Optogenetic tripwires resolve models of how cells count DNA breaks

DNA end resection is a critical step in DNA damage repair and activation of the DNA damage checkpoint (DDC). To date, resection has been studied primarily in bulk cell populations. However, single-cell analyses are essential for uncovering cell-to-cell variability and can powerfully support or contradict system-level models where traditional genetic perturbations face limitations. We present a single-cell method to quantify resection by integrating an optogenetic expression system at defined distances from an inducible double-strand DNA break (DSB) site in the budding yeast genome. Using this system, we test competing, unresolved models of how the DDC ‘counts’ DSBs and determines when to override the checkpoint. Current models propose that the extent of DNA damage is signaled by resection, either through liberated single-stranded DNA (ssDNA) or proteins bound along the non-resected strand. Although mechanistically plausible and widely known, these models rely on inconclusive evidence from gene knockout studies. An alternative hypothesis is that the DDC counts DSBs digitally, using factors located at 3’ break ends or at ss/dsDNA junctions.
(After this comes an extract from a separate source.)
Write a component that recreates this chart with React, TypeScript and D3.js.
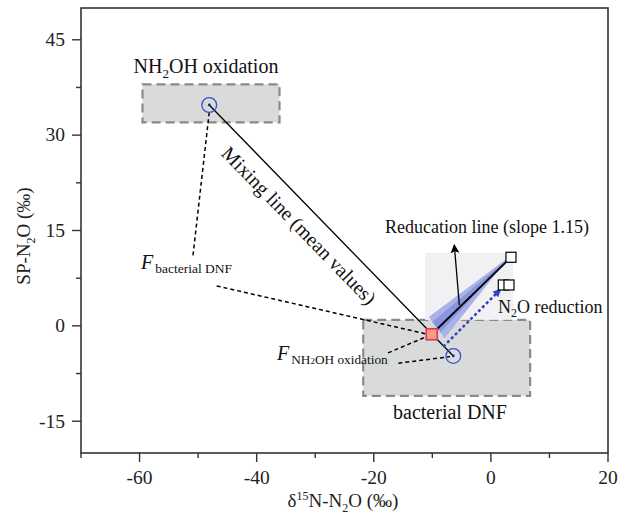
import React from "react";
import * as d3 from "d3";

// ---- data ----
const xTicks = [-60, -40, -20, 0, 20];
const xMinorTicks = [-70, -50, -30, -10, 10];
const yTicks = [-15, 0, 15, 30, 45];
const yMinorTicks = [-7.5, 7.5, 22.5, 37.5];

const sourceNames = ["NH\u2082OH oxidation", "bacterial DNF"];
const sourceBoxX0 = [-59.5, -21.8];
const sourceBoxX1 = [-36.1, 6.7];
const sourceBoxY0 = [32.0, -11.0];
const sourceBoxY1 = [38.0, 0.93];
const sourceMeanX = [-48.1, -6.42];
const sourceMeanY = [34.75, -4.73];

const sampleX = [-10.1];
const sampleY = [-1.32];

const reducedX = [3.43, 2.12, 3.09];
const reducedY = [10.79, 6.43, 6.43];

// reduction arrow (blue) start / end
const reductionArrowX = [-8.13, 1.55];
const reductionArrowY = [-3.27, 5.65];

// pointer for the reduction line label
const pointerX = [-5.39, -6.25];
const pointerY = [3.29, 12.73];

// uncertainty wedge
const wedgeOuterX = [3.2, -10.6, -7.9];
const wedgeOuterY = [10.9, 1.4, -1.95];
const wedgeInnerX = [3.3, -10.0, -8.6];
const wedgeInnerY = [10.85, 0.6, -1.0];

// dashed annotation lines [x0, y0, x1, y1]
const annotX0 = [-48.1, -46.83, -17.57, -15.81];
const annotY0 = [33.6, 6.28, -4.25, -5.88];
const annotX1 = [-50.87, -10.3, -10.3, -6.98];
const annotY1 = [11.1, -1.43, -1.43, -4.84];

const W = 626;
const H = 518;
const FONT = "'Liberation Serif', 'Times New Roman', serif";

export default function App() {
  const x = d3.scaleLinear().domain([-70, 20]).range([81, 608]);
  const y = d3.scaleLinear().domain([-20, 50]).range([453, 8]);

  const [x0, x1] = x.range();
  const [y0, y1] = y.range();

  const mx1 = x(sourceMeanX[0]), my1 = y(sourceMeanY[0]);
  const mx2 = x(sourceMeanX[1]), my2 = y(sourceMeanY[1]);
  const ang = (Math.atan2(my2 - my1, mx2 - mx1) * 180) / Math.PI;
  const midX = (mx1 + mx2) / 2;
  const midY = (my1 + my2) / 2;

  const poly = (xs: number[], ys: number[]) =>
    xs.map((v, i) => `${x(v)},${y(ys[i])}`).join(" ");

  return (
    <svg
      width={W}
      height={H}
      style={{ position: "absolute", left: 0, top: 0, background: "#fff" }}
      fontFamily={FONT}
    >
      <defs>
        <marker id="blackHead" viewBox="0 0 10 10" refX="9" refY="5" markerWidth="9" markerHeight="13" markerUnits="userSpaceOnUse" orient="auto">
          <path d="M0,0 L10,5 L0,10 L2,5 Z" fill="#000" />
        </marker>
        <marker id="blueHead" viewBox="0 0 10 10" refX="8" refY="5" markerWidth="8" markerHeight="8" markerUnits="userSpaceOnUse" orient="auto">
          <path d="M0,0 L10,5 L0,10 Z" fill="#3040c0" />
        </marker>
      </defs>

      {/* source boxes */}
      {sourceNames.map((n, i) => (
        <rect
          key={n}
          x={x(sourceBoxX0[i])}
          y={y(sourceBoxY1[i])}
          width={x(sourceBoxX1[i]) - x(sourceBoxX0[i])}
          height={y(sourceBoxY0[i]) - y(sourceBoxY1[i])}
          fill="#d9dbdb"
          stroke="#8a8a8a"
          strokeWidth={2.2}
          strokeDasharray="9,5"
        />
      ))}

      {/* faint background of reduction zone */}
      <rect
        x={x(-11.25)}
        y={y(11.5)}
        width={x(3.8) - x(-11.25)}
        height={y(0.95) - y(11.5)}
        fill="#f1f1f4"
      />

      {/* wedge */}
      <polygon points={poly(wedgeOuterX, wedgeOuterY)} fill="#a9b3e7" />
      <polygon points={poly(wedgeInnerX, wedgeInnerY)} fill="#8896dd" />

      {/* dashed annotation lines */}
      {annotX0.map((v, i) => (
        <line
          key={"a" + i}
          x1={x(v)}
          y1={y(annotY0[i])}
          x2={x(annotX1[i])}
          y2={y(annotY1[i])}
          stroke="#000"
          strokeWidth={1.5}
          strokeDasharray="4,3"
        />
      ))}

      {/* mixing line */}
      <line x1={mx1} y1={my1} x2={mx2} y2={my2} stroke="#000" strokeWidth={1.3} />

      {/* reduction line */}
      <line
        x1={x(sampleX[0])}
        y1={y(sampleY[0])}
        x2={x(reducedX[0])}
        y2={y(reducedY[0])}
        stroke="#000"
        strokeWidth={1.8}
      />

      {/* blue dashed arrow */}
      <line
        x1={x(reductionArrowX[0])}
        y1={y(reductionArrowY[0])}
        x2={x(reductionArrowX[1])}
        y2={y(reductionArrowY[1])}
        stroke="#3040c0"
        strokeWidth={2.5}
        strokeDasharray="3,2.5"
        markerEnd="url(#blueHead)"
      />

      {/* pointer arrow */}
      <line
        x1={x(pointerX[0])}
        y1={y(pointerY[0])}
        x2={x(pointerX[1])}
        y2={y(pointerY[1])}
        stroke="#000"
        strokeWidth={1.3}
        markerEnd="url(#blackHead)"
      />

      {/* source means */}
      {sourceMeanX.map((v, i) => (
        <g key={"m" + i}>
          <circle cx={x(v)} cy={y(sourceMeanY[i])} r={7.4} fill="none" stroke="#3b4fc8" strokeWidth={1.3} />
          <circle cx={x(v)} cy={y(sourceMeanY[i])} r={1.4} fill="#1a2a9a" />
        </g>
      ))}

      {/* sample square */}
      {sampleX.map((v, i) => (
        <rect
          key={"s" + i}
          x={x(v) - 5.5}
          y={y(sampleY[i]) - 5.5}
          width={11}
          height={11}
          fill="#f4a07c"
          stroke="#e0306a"
          strokeWidth={1.6}
        />
      ))}

      {/* reduced squares */}
      {reducedX.map((v, i) => (
        <rect
          key={"r" + i}
          x={x(v) - 5}
          y={y(reducedY[i]) - 5}
          width={10}
          height={10}
          fill="#fff"
          stroke="#000"
          strokeWidth={1.2}
        />
      ))}

      {/* axes frame */}
      <rect x={x0} y={y1} width={x1 - x0} height={y0 - y1} fill="none" stroke="#333" strokeWidth={1.6} />

      {/* x ticks */}
      {xTicks.map((t) => (
        <g key={"xt" + t}>
          <line x1={x(t)} x2={x(t)} y1={y0} y2={y0 + 9} stroke="#333" strokeWidth={1.4} />
          <text x={x(t)} y={484} textAnchor="middle" fontSize={19.5} fill="#222">
            {t}
          </text>
        </g>
      ))}
      {xMinorTicks.map((t) => (
        <line key={"xm" + t} x1={x(t)} x2={x(t)} y1={y0} y2={y0 + 5} stroke="#333" strokeWidth={1.4} />
      ))}

      {/* y ticks */}
      {yTicks.map((t) => (
        <g key={"yt" + t}>
          <line x1={x0 - 9} x2={x0} y1={y(t)} y2={y(t)} stroke="#333" strokeWidth={1.4} />
          <text x={65} y={y(t) + 6.3} textAnchor="end" fontSize={19.5} fill="#222">
            {t}
          </text>
        </g>
      ))}
      {yMinorTicks.map((t) => (
        <line key={"ym" + t} x1={x0 - 5} x2={x0} y1={y(t)} y2={y(t)} stroke="#333" strokeWidth={1.4} />
      ))}

      {/* axis titles */}
      <text x={343} y={507} textAnchor="middle" fontSize={19} fill="#222">
        δ<tspan fontSize={12} dy={-7}>15</tspan>
        <tspan dy={7}>N-N</tspan>
        <tspan fontSize={12} dy={5}>2</tspan>
        <tspan dy={-5}>O (‰)</tspan>
      </text>
      <text transform="translate(29.5,236) rotate(-90)" textAnchor="middle" fontSize={19} fill="#222">
        SP-N<tspan fontSize={12} dy={5}>2</tspan>
        <tspan dy={-5}>O (‰)</tspan>
      </text>

      {/* source labels */}
      <text x={206} y={73} textAnchor="middle" fontSize={20} fill="#111">
        NH<tspan fontSize={13} dy={5}>2</tspan>
        <tspan dy={-5}>OH oxidation</tspan>
      </text>
      <text x={450} y={419} textAnchor="middle" fontSize={20} fill="#111">
        bacterial DNF
      </text>

      {/* mixing line label */}
      <text
        transform={`translate(${midX},${midY}) rotate(${ang})`}
        x={-26}
        y={26.5}
        textAnchor="middle"
        fontSize={20}
        fill="#111"
      >
        Mixing line (mean values)
      </text>

      <text x={487} y={233} textAnchor="middle" fontSize={18} fill="#111">
        Reducation line (slope 1.15)
      </text>
      <text x={498} y={313} fontSize={18} fill="#111">
        N<tspan fontSize={12} dy={4}>2</tspan>
        <tspan dy={-4}>O reduction</tspan>
      </text>

      {/* fraction labels */}
      <text x={141} y={269} fill="#111">
        <tspan fontStyle="italic" fontSize={20}>F</tspan>
        <tspan fontSize={13.5} dy={4} dx={2}>bacterial DNF</tspan>
      </text>
      <text x={277} y={360} fill="#111">
        <tspan fontStyle="italic" fontSize={20}>F</tspan>
        <tspan fontSize={13.3} dy={4} dx={2}>NH</tspan>
        <tspan fontSize={9}>2</tspan>
        <tspan fontSize={13.3}>OH oxidation</tspan>
      </text>
    </svg>
  );
}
Here, we leverage natural cell-to-cell variability in resection rates as an intrinsic perturbation, avoiding the limitations of prior genetic approaches. Our single-cell data challenge models in which DNA damage is inferred from the extent or rate of resection or from proteins bound along resected DNA. To explore alternative mechanisms, we investigated DDC proteins localized at 3’ DSB ends or ss/dsDNA boundaries. By dynamically depleting candidate proteins after checkpoint arrest, we identified ss/dsDNA boundary proteins Ddc1, Dpb11, and Rad9 as essential for DDC maintenance and promising candidates for a cascade that acts as a digital DSB counter. Our findings demonstrate that quantitative, system-level single-cell approaches, coupled with dynamic perturbations, can resolve fundamental questions in DNA repair and checkpoint signaling.